__Exercise brief__
Transcribe every line exactly and omit anything that is a picture.

◆ ◆ ◆ ◆ ◆

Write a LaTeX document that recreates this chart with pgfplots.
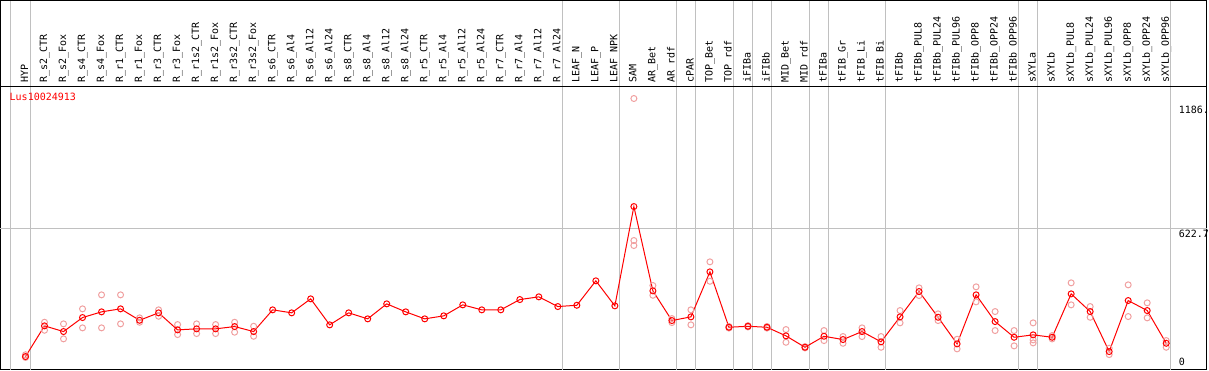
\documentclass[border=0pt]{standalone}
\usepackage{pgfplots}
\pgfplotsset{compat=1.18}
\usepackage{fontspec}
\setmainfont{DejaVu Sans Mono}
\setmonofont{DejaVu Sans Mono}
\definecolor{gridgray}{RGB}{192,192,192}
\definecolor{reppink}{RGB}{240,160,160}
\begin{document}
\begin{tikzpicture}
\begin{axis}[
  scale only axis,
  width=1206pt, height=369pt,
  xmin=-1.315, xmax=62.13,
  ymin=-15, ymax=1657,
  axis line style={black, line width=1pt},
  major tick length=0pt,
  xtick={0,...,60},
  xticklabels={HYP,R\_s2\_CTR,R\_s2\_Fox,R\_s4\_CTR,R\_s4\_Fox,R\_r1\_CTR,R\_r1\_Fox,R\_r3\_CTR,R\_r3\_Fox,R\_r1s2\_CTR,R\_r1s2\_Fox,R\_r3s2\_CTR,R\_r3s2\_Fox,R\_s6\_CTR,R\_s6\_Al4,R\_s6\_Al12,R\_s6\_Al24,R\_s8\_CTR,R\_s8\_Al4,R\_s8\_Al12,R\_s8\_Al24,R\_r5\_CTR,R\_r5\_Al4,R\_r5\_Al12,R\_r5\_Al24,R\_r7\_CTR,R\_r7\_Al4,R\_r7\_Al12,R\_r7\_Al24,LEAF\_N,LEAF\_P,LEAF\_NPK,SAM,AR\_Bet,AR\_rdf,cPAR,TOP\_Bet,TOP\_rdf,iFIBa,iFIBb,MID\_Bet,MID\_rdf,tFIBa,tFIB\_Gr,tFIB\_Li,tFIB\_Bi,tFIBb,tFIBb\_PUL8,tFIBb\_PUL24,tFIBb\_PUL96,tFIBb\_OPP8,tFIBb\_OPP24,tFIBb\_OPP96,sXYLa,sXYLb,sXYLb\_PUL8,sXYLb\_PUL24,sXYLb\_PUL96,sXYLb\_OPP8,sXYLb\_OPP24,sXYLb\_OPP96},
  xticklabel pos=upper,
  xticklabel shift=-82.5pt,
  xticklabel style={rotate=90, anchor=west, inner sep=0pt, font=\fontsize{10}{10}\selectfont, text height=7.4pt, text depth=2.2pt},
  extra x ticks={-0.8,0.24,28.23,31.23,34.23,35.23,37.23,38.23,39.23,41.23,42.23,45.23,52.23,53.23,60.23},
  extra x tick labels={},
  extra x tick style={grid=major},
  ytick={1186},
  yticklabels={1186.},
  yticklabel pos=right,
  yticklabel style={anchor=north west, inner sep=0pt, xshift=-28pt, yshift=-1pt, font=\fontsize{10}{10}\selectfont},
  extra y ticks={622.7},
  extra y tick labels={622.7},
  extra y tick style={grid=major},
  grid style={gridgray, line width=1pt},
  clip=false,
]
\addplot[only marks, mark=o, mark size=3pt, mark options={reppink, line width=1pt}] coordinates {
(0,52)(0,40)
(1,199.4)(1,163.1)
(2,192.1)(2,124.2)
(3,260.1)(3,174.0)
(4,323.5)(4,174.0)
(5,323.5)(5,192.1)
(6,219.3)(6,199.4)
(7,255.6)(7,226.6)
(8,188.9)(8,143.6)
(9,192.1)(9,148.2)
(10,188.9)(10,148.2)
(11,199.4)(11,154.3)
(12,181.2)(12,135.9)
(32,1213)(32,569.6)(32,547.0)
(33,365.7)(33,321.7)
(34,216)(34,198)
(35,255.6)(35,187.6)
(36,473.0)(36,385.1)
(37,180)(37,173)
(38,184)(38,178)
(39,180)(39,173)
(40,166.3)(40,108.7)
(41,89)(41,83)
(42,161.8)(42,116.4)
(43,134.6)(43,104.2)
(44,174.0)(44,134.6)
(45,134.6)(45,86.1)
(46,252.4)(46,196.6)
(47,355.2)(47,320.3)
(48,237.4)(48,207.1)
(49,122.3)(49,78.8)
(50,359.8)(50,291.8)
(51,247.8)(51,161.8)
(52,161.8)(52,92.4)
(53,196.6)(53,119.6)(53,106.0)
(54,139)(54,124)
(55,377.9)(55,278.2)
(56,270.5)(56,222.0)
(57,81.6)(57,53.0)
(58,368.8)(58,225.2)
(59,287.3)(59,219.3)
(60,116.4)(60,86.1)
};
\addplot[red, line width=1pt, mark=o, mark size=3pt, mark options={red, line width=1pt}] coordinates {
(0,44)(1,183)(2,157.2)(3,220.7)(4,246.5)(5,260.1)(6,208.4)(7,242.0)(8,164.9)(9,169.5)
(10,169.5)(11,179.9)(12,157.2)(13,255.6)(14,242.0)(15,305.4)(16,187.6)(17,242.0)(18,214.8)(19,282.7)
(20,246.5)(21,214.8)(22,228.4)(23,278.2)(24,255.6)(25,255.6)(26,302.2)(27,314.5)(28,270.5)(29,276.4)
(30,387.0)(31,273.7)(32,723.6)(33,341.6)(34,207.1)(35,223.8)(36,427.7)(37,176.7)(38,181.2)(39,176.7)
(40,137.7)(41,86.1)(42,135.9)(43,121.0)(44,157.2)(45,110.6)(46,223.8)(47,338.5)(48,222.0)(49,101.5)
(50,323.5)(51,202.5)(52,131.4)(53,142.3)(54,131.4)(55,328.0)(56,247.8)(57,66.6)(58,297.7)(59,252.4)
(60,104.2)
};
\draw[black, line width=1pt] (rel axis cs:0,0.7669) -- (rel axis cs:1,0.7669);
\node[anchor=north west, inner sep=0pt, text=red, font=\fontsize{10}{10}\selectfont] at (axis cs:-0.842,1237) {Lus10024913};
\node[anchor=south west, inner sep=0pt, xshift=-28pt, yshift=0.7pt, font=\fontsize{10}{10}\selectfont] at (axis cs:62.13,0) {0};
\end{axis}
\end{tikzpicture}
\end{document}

◆ ◆ ◆ ◆ ◆

__The reply__
Write a LaTeX document that recreates this chart with pgfplots.
\documentclass[border=0pt]{standalone}
\usepackage{pgfplots}
\pgfplotsset{compat=1.18}
\usepackage{fontspec}
\setmainfont{DejaVu Sans Mono}
\setmonofont{DejaVu Sans Mono}
\definecolor{gridgray}{RGB}{192,192,192}
\definecolor{reppink}{RGB}{240,160,160}
\begin{document}
\begin{tikzpicture}
\begin{axis}[
  scale only axis,
  width=1206pt, height=369pt,
  xmin=-1.315, xmax=62.13,
  ymin=-15, ymax=1657,
  axis line style={black, line width=1pt},
  major tick length=0pt,
  xtick={0,...,60},
  xticklabels={HYP,R\_s2\_CTR,R\_s2\_Fox,R\_s4\_CTR,R\_s4\_Fox,R\_r1\_CTR,R\_r1\_Fox,R\_r3\_CTR,R\_r3\_Fox,R\_r1s2\_CTR,R\_r1s2\_Fox,R\_r3s2\_CTR,R\_r3s2\_Fox,R\_s6\_CTR,R\_s6\_Al4,R\_s6\_Al12,R\_s6\_Al24,R\_s8\_CTR,R\_s8\_Al4,R\_s8\_Al12,R\_s8\_Al24,R\_r5\_CTR,R\_r5\_Al4,R\_r5\_Al12,R\_r5\_Al24,R\_r7\_CTR,R\_r7\_Al4,R\_r7\_Al12,R\_r7\_Al24,LEAF\_N,LEAF\_P,LEAF\_NPK,SAM,AR\_Bet,AR\_rdf,cPAR,TOP\_Bet,TOP\_rdf,iFIBa,iFIBb,MID\_Bet,MID\_rdf,tFIBa,tFIB\_Gr,tFIB\_Li,tFIB\_Bi,tFIBb,tFIBb\_PUL8,tFIBb\_PUL24,tFIBb\_PUL96,tFIBb\_OPP8,tFIBb\_OPP24,tFIBb\_OPP96,sXYLa,sXYLb,sXYLb\_PUL8,sXYLb\_PUL24,sXYLb\_PUL96,sXYLb\_OPP8,sXYLb\_OPP24,sXYLb\_OPP96},
  xticklabel pos=upper,
  xticklabel shift=-82.5pt,
  xticklabel style={rotate=90, anchor=west, inner sep=0pt, font=\fontsize{10}{10}\selectfont, text height=7.4pt, text depth=2.2pt},
  extra x ticks={-0.8,0.24,28.23,31.23,34.23,35.23,37.23,38.23,39.23,41.23,42.23,45.23,52.23,53.23,60.23},
  extra x tick labels={},
  extra x tick style={grid=major},
  ytick={1186},
  yticklabels={1186.},
  yticklabel pos=right,
  yticklabel style={anchor=north west, inner sep=0pt, xshift=-28pt, yshift=-1pt, font=\fontsize{10}{10}\selectfont},
  extra y ticks={622.7},
  extra y tick labels={622.7},
  extra y tick style={grid=major},
  grid style={gridgray, line width=1pt},
  clip=false,
]
\addplot[only marks, mark=o, mark size=3pt, mark options={reppink, line width=1pt}] coordinates {
(0,52)(0,40)
(1,199.4)(1,163.1)
(2,192.1)(2,124.2)
(3,260.1)(3,174.0)
(4,323.5)(4,174.0)
(5,323.5)(5,192.1)
(6,219.3)(6,199.4)
(7,255.6)(7,226.6)
(8,188.9)(8,143.6)
(9,192.1)(9,148.2)
(10,188.9)(10,148.2)
(11,199.4)(11,154.3)
(12,181.2)(12,135.9)
(32,1213)(32,569.6)(32,547.0)
(33,365.7)(33,321.7)
(34,216)(34,198)
(35,255.6)(35,187.6)
(36,473.0)(36,385.1)
(37,180)(37,173)
(38,184)(38,178)
(39,180)(39,173)
(40,166.3)(40,108.7)
(41,89)(41,83)
(42,161.8)(42,116.4)
(43,134.6)(43,104.2)
(44,174.0)(44,134.6)
(45,134.6)(45,86.1)
(46,252.4)(46,196.6)
(47,355.2)(47,320.3)
(48,237.4)(48,207.1)
(49,122.3)(49,78.8)
(50,359.8)(50,291.8)
(51,247.8)(51,161.8)
(52,161.8)(52,92.4)
(53,196.6)(53,119.6)(53,106.0)
(54,139)(54,124)
(55,377.9)(55,278.2)
(56,270.5)(56,222.0)
(57,81.6)(57,53.0)
(58,368.8)(58,225.2)
(59,287.3)(59,219.3)
(60,116.4)(60,86.1)
};
\addplot[red, line width=1pt, mark=o, mark size=3pt, mark options={red, line width=1pt}] coordinates {
(0,44)(1,183)(2,157.2)(3,220.7)(4,246.5)(5,260.1)(6,208.4)(7,242.0)(8,164.9)(9,169.5)
(10,169.5)(11,179.9)(12,157.2)(13,255.6)(14,242.0)(15,305.4)(16,187.6)(17,242.0)(18,214.8)(19,282.7)
(20,246.5)(21,214.8)(22,228.4)(23,278.2)(24,255.6)(25,255.6)(26,302.2)(27,314.5)(28,270.5)(29,276.4)
(30,387.0)(31,273.7)(32,723.6)(33,341.6)(34,207.1)(35,223.8)(36,427.7)(37,176.7)(38,181.2)(39,176.7)
(40,137.7)(41,86.1)(42,135.9)(43,121.0)(44,157.2)(45,110.6)(46,223.8)(47,338.5)(48,222.0)(49,101.5)
(50,323.5)(51,202.5)(52,131.4)(53,142.3)(54,131.4)(55,328.0)(56,247.8)(57,66.6)(58,297.7)(59,252.4)
(60,104.2)
};
\draw[black, line width=1pt] (rel axis cs:0,0.7669) -- (rel axis cs:1,0.7669);
\node[anchor=north west, inner sep=0pt, text=red, font=\fontsize{10}{10}\selectfont] at (axis cs:-0.842,1237) {Lus10024913};
\node[anchor=south west, inner sep=0pt, xshift=-28pt, yshift=0.7pt, font=\fontsize{10}{10}\selectfont] at (axis cs:62.13,0) {0};
\end{axis}
\end{tikzpicture}
\end{document}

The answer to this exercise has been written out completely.